AI is likely the most hotly discussed topic in today’s circles, but computer vision is rarely on the agenda. Yet despite its lower profile, computer vision will be game-changing for a whole range of industries – transforming how hospitals monitor patients, how manufacturers maintain equipment, and how cities oversee vital infrastructure, from traffic management to trash collection. The ability to turn images into information could save billions currently spent on cumbersome, manual processes.

The technology to do this has been around for some time, but implementation has always been a quagmire. Many companies have accumulated cameras and sensors that quickly become outdated or are limited to a single use case. Other companies have been hampered by the time and investment required to get systems operational, often driven by the complexity of stitching together the range of point solutions needed across image capture, processing, device management, and more. 

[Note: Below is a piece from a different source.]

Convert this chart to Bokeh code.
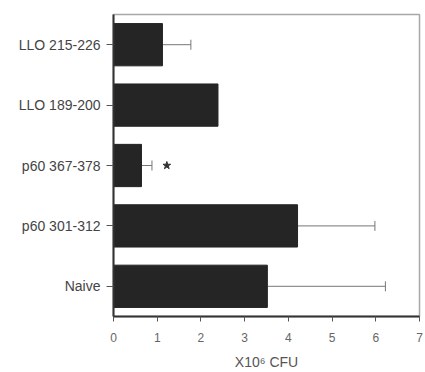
from bokeh.plotting import figure
from bokeh.models import ColumnDataSource, FactorRange, Range1d, FixedTicker, Whisker, TeeHead
from bokeh.embed import file_html
from bokeh.resources import INLINE

# Groups listed bottom to top
groups = ["Naive", "p60 301-312", "p60 367-378", "LLO 189-200", "LLO 215-226"]
cfu = [3.52, 4.21, 0.64, 2.39, 1.12]          # mean CFU (x10^6)
cfu_upper = [6.22, 5.98, 0.88, None, 1.77]    # mean + SD (one-sided error bar)
x_ticks = [0, 1, 2, 3, 4, 5, 6, 7]
star_group = "p60 367-378"
star_x = 1.22

FONT = "Liberation Sans"

p = figure(
    width=425, height=372,
    y_range=FactorRange(factors=groups, range_padding=0),
    x_range=Range1d(0, 7),
    output_backend="svg", toolbar_location=None,
    min_border_left=113, min_border_right=6, min_border_top=14, min_border_bottom=53,
)

src = ColumnDataSource(dict(group=groups, cfu=cfu))
p.hbar(y="group", right="cfu", left=0, height=0.7, source=src,
       fill_color="#252525", line_color="#252525")

# error bars only where an SD was given
eg = [g for g, u in zip(groups, cfu_upper) if u is not None]
el = [c for c, u in zip(cfu, cfu_upper) if u is not None]
eu = [u for u in cfu_upper if u is not None]
esrc = ColumnDataSource(dict(group=eg, lower=el, upper=eu))
p.add_layout(Whisker(base="group", lower="lower", upper="upper", dimension="width",
                     source=esrc, line_color="#777777", line_width=1,
                     lower_head=None,
                     upper_head=TeeHead(size=10, line_color="#777777", line_width=1)))

# significance marker
p.scatter(x=[star_x], y=[star_group], marker="star", size=8,
          fill_color="#333333", line_color="#333333")

p.grid.visible = False
p.background_fill_color = "white"
p.border_fill_color = "white"
p.outline_line_color = "#a8a8a8"
p.outline_line_width = 1.5

xa = p.xaxis[0]
xa.ticker = FixedTicker(ticks=x_ticks)
xa.axis_label = "X10\u2076 CFU"
xa.axis_label_text_font = FONT
xa.axis_label_text_font_size = "14px"
xa.axis_label_text_font_style = "normal"
xa.axis_label_text_color = "#555555"
xa.axis_label_standoff = 9
xa.major_label_text_font = FONT
xa.major_label_text_font_size = "12px"
xa.major_label_text_color = "#666666"
xa.major_label_standoff = 11
xa.major_tick_in = 0
xa.major_tick_out = 5
xa.minor_tick_in = 0
xa.minor_tick_out = 0
xa.axis_line_color = "#333333"
xa.axis_line_width = 2
xa.major_tick_line_color = "#555555"

ya = p.yaxis[0]
ya.major_label_text_font = FONT
ya.major_label_text_font_size = "14px"
ya.major_label_text_color = "#444444"
ya.major_label_standoff = 6
ya.major_tick_in = 0
ya.major_tick_out = 7
ya.axis_line_color = "#333333"
ya.axis_line_width = 2
ya.major_tick_line_color = "#555555"

open("out.html", "w").write(file_html(p, INLINE))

For computer vision to be widely adopted, it must be made more accessible and resilient. Dedicated to this mission is Viso, a low / no-code platform for computer vision applications. Founded in 2018, the company is filling a white space for a truly end-to-end solution. In an industry full of vertically-focused solutions, it’s an impressively horizontal platform that covers everything from collecting and annotating data to training and packaging models to building and monitoring applications.

Viso’s strength is its depth of product, having been built alongside and battle-tested with customers and real-world use cases. After meeting at the University of St. Gallen, founders Gaudenz and Nico were early contributors to the adoption of computer vision in Switzerland and bootstrapped Viso’s early years through project work with large enterprises. There are few people who better understand the complexities of deploying computer vision and the hurdles that enterprises will encounter along the way. With this in mind, they’ve built a platform that’s flexible by design: a modular architecture whereby customers can choose to use Viso end-to-end, or to plug in existing models and datasets. Viso is finally democratizing access to computer vision, such that businesses no longer need an army of in-house vision experts to realize the technology’s potential.

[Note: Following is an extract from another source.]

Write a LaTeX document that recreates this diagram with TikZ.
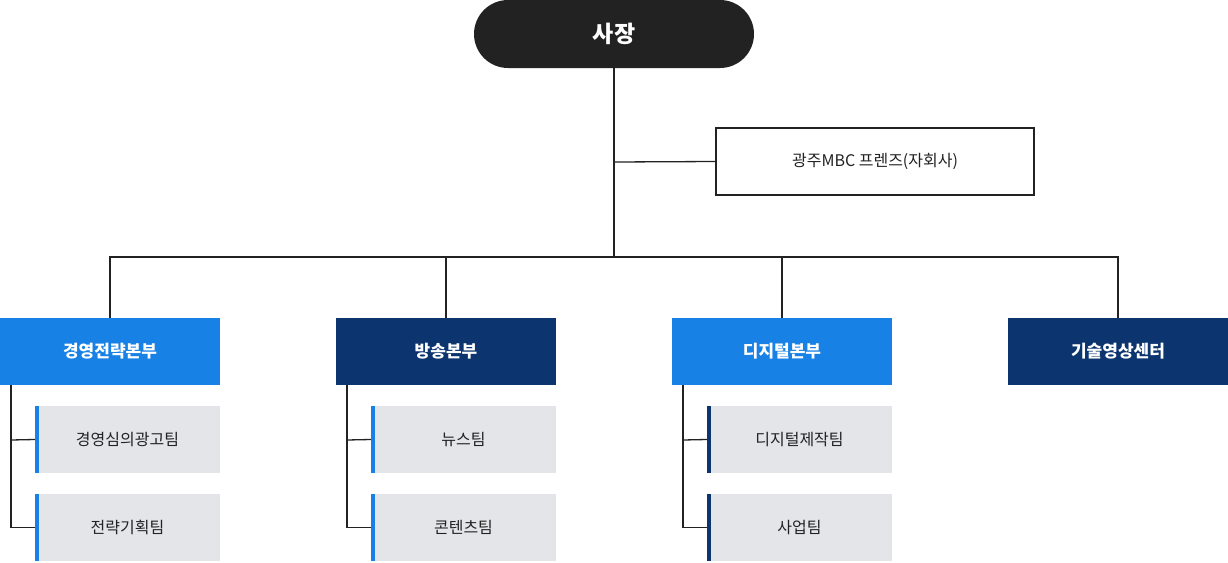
\documentclass[tikz,border=0pt]{standalone}
\usepackage{fontspec}
\setmainfont{Noto Sans CJK KR}
\definecolor{lb}{HTML}{1781E6}
\definecolor{nv}{HTML}{0C3570}
\definecolor{gr}{HTML}{E4E5E9}
\definecolor{dk}{HTML}{222222}
\definecolor{ln}{HTML}{222222}
\begin{document}
\begin{tikzpicture}[x=1pt,y=-1pt,
 conn/.style={draw=ln,line width=1.3pt},
 head/.style={minimum width=220pt,minimum height=67pt,inner sep=0,font=\fontsize{17}{20}\selectfont\bfseries,text=white},
 sub/.style={fill=gr,minimum width=185pt,minimum height=67pt,inner sep=0,font=\fontsize{16}{19}\selectfont,text=dk}]
\useasboundingbox (0,0) rectangle (1228,562);
\node[fill=dk,rounded corners=34pt,minimum width=280pt,minimum height=68pt,inner sep=0,text=white,font=\fontsize{23}{26}\selectfont\bfseries] (ceo) at (614,34) {사장};
\node[draw=ln,line width=1.3pt,fill=white,minimum width=318pt,minimum height=67pt,inner sep=0,font=\fontsize{16}{19}\selectfont,text=dk] (sub) at (875,161.5) {광주MBC 프렌즈(자회사)};
\coordinate (j) at (614,162);
\coordinate (m) at (614,257);
\draw[conn] (ceo.south) -- (m);
\draw[conn] (j) -- (sub.west);
\node[head,fill=lb] (h1) at (110,351.5) {경영전략본부};
\node[head,fill=nv] (h2) at (446,351.5) {방송본부};
\node[head,fill=lb] (h3) at (782,351.5) {디지털본부};
\node[head,fill=nv] (h4) at (1118,351.5) {기술영상센터};
\draw[conn] (h1.north) -- (110,257) -- (1118,257) -- (h4.north);
\draw[conn] (h2.north) -- (446,257);
\draw[conn] (h3.north) -- (782,257);
\foreach \h/\x/\c/\a/\b in {h1/0/lb/경영심의광고팀/전략기획팀, h2/336/lb/뉴스팀/콘텐츠팀, h3/672/nv/디지털제작팀/사업팀}{
 \node[sub] (\h a) at (\x+127.5,439.5) {\a};
 \node[sub] (\h b) at (\x+127.5,527.5) {\b};
 \fill[\c] (\x+35,406) rectangle (\x+39,473);
 \fill[\c] (\x+35,494) rectangle (\x+39,561);
 \draw[conn] (\x+11,385) |- (\h b.west);
 \draw[conn] (\x+11,440) -- (\h a.west);
}
\end{tikzpicture}
\end{document}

Viso sits at the intersection of two important tailwinds: enterprise demand for AI that delivers real ROI, and a need for low / no-code solutions as specialist talent becomes increasingly scarce. Technology advances also paint a compelling “why now” for Viso as hardware for vision becomes increasingly powerful and affordable, while off-the-shelf, best-in-class models are now accessible through model hubs such as Hugging Face.

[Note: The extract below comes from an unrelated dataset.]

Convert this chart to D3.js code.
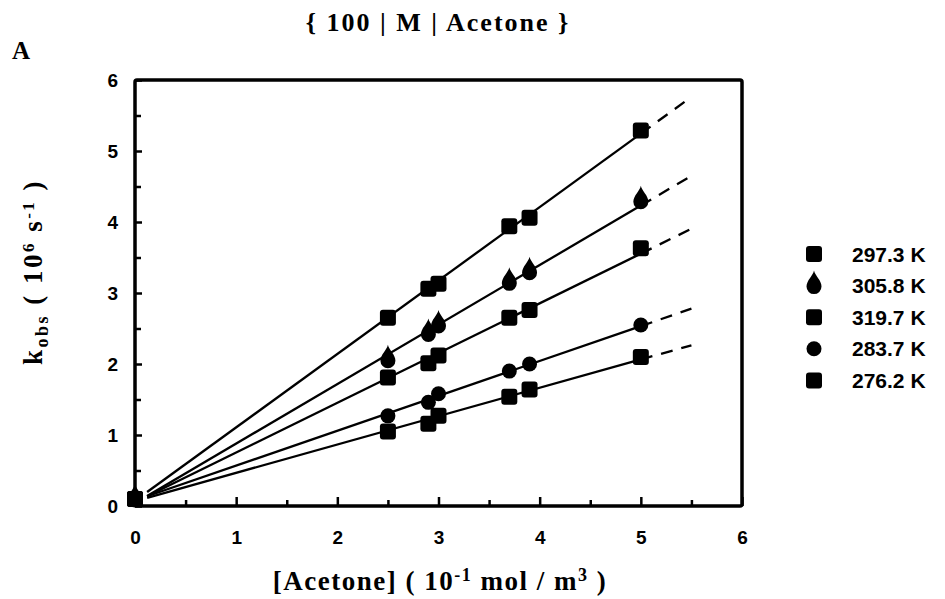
<!DOCTYPE html>
<html>
<head>
<meta charset="utf-8">
<script src="https://cdn.jsdelivr.net/npm/d3@7"></script>
<style>
  body { margin: 0; background: #fff; }
  svg { display: block; }
  .tick text { font-family: "Liberation Sans", Arial, sans-serif; font-weight: bold; font-size: 19px; fill: #000; }
</style>
</head>
<body>
<svg id="chart" width="945" height="599"></svg>
<script>
// [Acetone] in 10^-1 mol/m^3
var acetone = [0, 2.5, 2.9, 3.0, 3.7, 3.9, 5.0];

// k_obs in 10^6 s^-1, one array per temperature
var k297 = [0.1, 2.65, 3.06, 3.13, 3.94, 4.06, 5.29];
var k305 = [0.1, 2.06, 2.43, 2.55, 3.15, 3.3, 4.3];
var k319 = [0.1, 1.81, 2.01, 2.12, 2.65, 2.76, 3.63];
var k283 = [0.1, 1.27, 1.46, 1.58, 1.9, 2.0, 2.55];
var k276 = [0.1, 1.05, 1.16, 1.27, 1.54, 1.64, 2.1];

var seriesNames = ["297.3 K", "305.8 K", "319.7 K", "283.7 K", "276.2 K"];
var seriesShapes = ["square", "drop", "square", "circle", "square"];

var xTicks = [0, 1, 2, 3, 4, 5, 6];
var yTicks = [0, 1, 2, 3, 4, 5, 6];

var allSeries = [k297, k305, k319, k283, k276].map(function(vals, i) {
  return {
    name: seriesNames[i],
    shape: seriesShapes[i],
    points: acetone.map(function(a, j) { return { x: a, y: vals[j] }; })
  };
});

var svg = d3.select("#chart");

var x = d3.scaleLinear().domain([0, 6]).range([135, 742]);
var y = d3.scaleLinear().domain([0, 6]).range([506, 80]);

// least squares line for each series
function fit(points) {
  var mx = d3.mean(points, function(p) { return p.x; });
  var my = d3.mean(points, function(p) { return p.y; });
  var sxy = d3.sum(points, function(p) { return (p.x - mx) * (p.y - my); });
  var sxx = d3.sum(points, function(p) { return (p.x - mx) * (p.x - mx); });
  var b = sxy / sxx;
  return { a: my - b * mx, b: b };
}

// frame
svg.append("rect")
  .attr("x", x(0)).attr("y", y(6))
  .attr("width", x(6) - x(0)).attr("height", y(0) - y(6))
  .attr("rx", 2)
  .attr("fill", "none").attr("stroke", "#000").attr("stroke-width", 3.5);

// ticks point inward
svg.append("g")
  .attr("transform", "translate(0," + y(0) + ")")
  .call(d3.axisBottom(x).tickValues(xTicks).tickSizeInner(-9).tickSizeOuter(0).tickPadding(25).tickFormat(d3.format("d")));
svg.append("g")
  .attr("transform", "translate(0," + y(0) + ")")
  .call(d3.axisBottom(x).tickValues(d3.range(0.5, 6, 1)).tickSizeInner(-6).tickSizeOuter(0).tickFormat(""));

svg.append("g")
  .attr("transform", "translate(" + x(0) + ",0)")
  .call(d3.axisLeft(y).tickValues(yTicks).tickSizeInner(-7).tickSizeOuter(0).tickPadding(17).tickFormat(d3.format("d")));
svg.append("g")
  .attr("transform", "translate(" + x(0) + ",0)")
  .call(d3.axisLeft(y).tickValues(d3.range(0.5, 6, 1)).tickSizeInner(-6).tickSizeOuter(0).tickFormat(""));

svg.selectAll(".domain").remove();
svg.selectAll(".tick line").attr("stroke", "#000").attr("stroke-width", 2.5);

// fitted lines: solid over the data, dashed beyond the last point
allSeries.forEach(function(s) {
  var f = fit(s.points);
  var line = d3.line()
    .x(function(d) { return x(d); })
    .y(function(d) { return y(f.a + f.b * d); });
  svg.append("path")
    .attr("d", line([0.12, 5.0]))
    .attr("fill", "none").attr("stroke", "#000").attr("stroke-width", 2.3);
  svg.append("path")
    .attr("d", line([5.0, 5.5]))
    .attr("fill", "none").attr("stroke", "#000").attr("stroke-width", 2.3)
    .attr("stroke-dasharray", "12,9");
});

// marker shapes
function marker(g, shape) {
  if (shape === "square") {
    g.append("rect").attr("x", -8).attr("y", -8).attr("width", 16).attr("height", 16).attr("rx", 3);
  } else if (shape === "circle") {
    g.append("circle").attr("r", 7.5);
  } else {
    g.append("path").attr("d", "M0,-15 C1,-10 7.5,-5 7.5,1 A7.5,7.5 0 1,1 -7.5,1 C-7.5,-5 -1,-10 0,-15 Z");
  }
}

allSeries.forEach(function(s) {
  svg.append("g").selectAll("g")
    .data(s.points)
    .enter().append("g")
    .attr("transform", function(d) { return "translate(" + x(d.x) + "," + y(d.y) + ")"; })
    .each(function() { marker(d3.select(this).attr("fill", "#000"), s.shape); });
});

// legend
var legend = svg.append("g").selectAll("g")
  .data(allSeries)
  .enter().append("g")
  .attr("transform", function(d, i) { return "translate(814," + (254 + i * 31.6) + ")"; });
legend.each(function(d) { marker(d3.select(this).attr("fill", "#000"), d.shape); });
legend.append("text")
  .attr("x", 38).attr("dy", "0.36em")
  .style("font-family", "Liberation Sans, Arial, sans-serif")
  .style("font-weight", "bold").style("font-size", "21px")
  .text(function(d) { return d.name; });

// title and panel letter
svg.append("text")
  .attr("x", 438).attr("y", 31).attr("text-anchor", "middle")
  .style("font-family", "Liberation Serif, serif").style("font-weight", "bold").style("font-size", "26px")
  .style("letter-spacing", "2px")
  .text("{ 100 | M | Acetone }");
svg.append("text")
  .attr("x", 12).attr("y", 59)
  .style("font-family", "Liberation Serif, serif").style("font-weight", "bold").style("font-size", "25px")
  .text("A");

// axis titles
var xt = svg.append("text")
  .attr("x", 440).attr("y", 590).attr("text-anchor", "middle")
  .style("font-family", "Liberation Serif, serif").style("font-weight", "bold").style("font-size", "27px")
  .style("letter-spacing", "1.5px");
xt.append("tspan").text("[Acetone] ( 10");
xt.append("tspan").attr("dy", -9).style("font-size", "18px").text("-1");
xt.append("tspan").attr("dy", 9).text(" mol / m");
xt.append("tspan").attr("dy", -9).style("font-size", "18px").text("3");
xt.append("tspan").attr("dy", 9).text(" )");

var yt = svg.append("text")
  .attr("transform", "translate(42,272) rotate(-90)").attr("text-anchor", "middle")
  .style("font-family", "Liberation Serif, serif").style("font-weight", "bold").style("font-size", "27px")
  .style("letter-spacing", "2.5px");
yt.append("tspan").text("k");
yt.append("tspan").attr("dy", 6).style("font-size", "18px").text("obs");
yt.append("tspan").attr("dy", -6).text(" ( 10");
yt.append("tspan").attr("dy", -8).style("font-size", "17px").text("6");
yt.append("tspan").attr("dy", 8).text(" s");
yt.append("tspan").attr("dy", -8).style("font-size", "17px").text("-1");
yt.append("tspan").attr("dy", 8).text(" )");
</script>
</body>
</html>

Since its public launch in 2022, Viso’s platform has attracted a formidable customer base across a range of geographies and use cases, a sign that they might be pushing at an open door. And this is just the beginning. Businesses across agriculture, healthcare, transportation, logistics, retail, and manufacturing are all hungry to implement vision-based apps to automate and optimize their operations. Viso is giving them the tools to do this, bringing a deployment and ROI-focused approach to a field that has often been stuck in the lab. Its platform helps customers overcome both the technical complexity and operational challenges of implementing computer vision, dramatically lowering the barriers to adoption. An impact study found that, with Viso, customers accelerated the deployment of vision applications by 10x.

We’re excited to be partnering with Gaudenz and Nico: young, ambitious founders who are pursuing a significant greenfield opportunity. This is Accel’s first investment in Switzerland, and one of a growing family focused on real-world applications of AI – from Scale, whose Series A we led in 2017, and Rasa to recent investments such as AssemblyAI and Synthesia. Welcome to the Accel family, Gaudenz and Nico, and let’s make computer vision a reality!